As the recession eats jobs worldwide, governments will start to devalue their currencies in order to fight for exports and export related jobs.  The economic growth of China is reliant on exporting and the Government of China is reliant on a growing economy to keep their workers from not having ‘a chicken in every pot.’  Out of work people are more likely get angry with a government that promises jobs and start rocking the boat.


This sort of move has just occurred as China is moving away from its currency peg to the U.S. dollar.  With this peg removed the yuan is expected to move lower against the dollar and Chinese products will become cheaper in the United States.  This will keep or create jobs in China while jobs of U.S. domestic producers of the imported goods will see their products become less competitive as far as price is concerned. 


China is making this move in response to the dollar’s recent strength against the euro which kept the dollar pegged yuan strong against the euro.  This resulted in Chinese exported products becoming less price competitive in the EU.  In the last seven months the euro has plunged in value against the dollar.  This drop is partly a flight to quality as more government debt problems unfold in the EU and investors move to a relatively stronger dollar.  While the dollar could be perceived as being ‘stronger,’ the additional U.S. debt and budget deficits as a result of a large increase in U.S. government spending and borrowing, means that the dollar is weaker than it was but that the euro is even weaker relative to the dollar.

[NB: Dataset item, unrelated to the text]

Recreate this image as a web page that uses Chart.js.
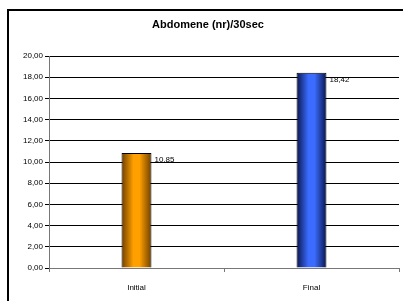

The prices you see for currencies are relative to each other, but these ‘quotes’ do not represent what is really going on.  The euro relative to its past is weaker.  The dollar relative to its past is weaker.  The yuan, which has been pegged to the dollar as the United States is the world’s largest economy, and therefore China’s biggest market, will now be pegged to a basket of currencies in order for the yuan to remain cheap in all worldwide markets.  This keeps Chinese exports cheap and Chinese export related jobs intact (if not growing).


The world has more ‘currency.’  The downward spiral continues.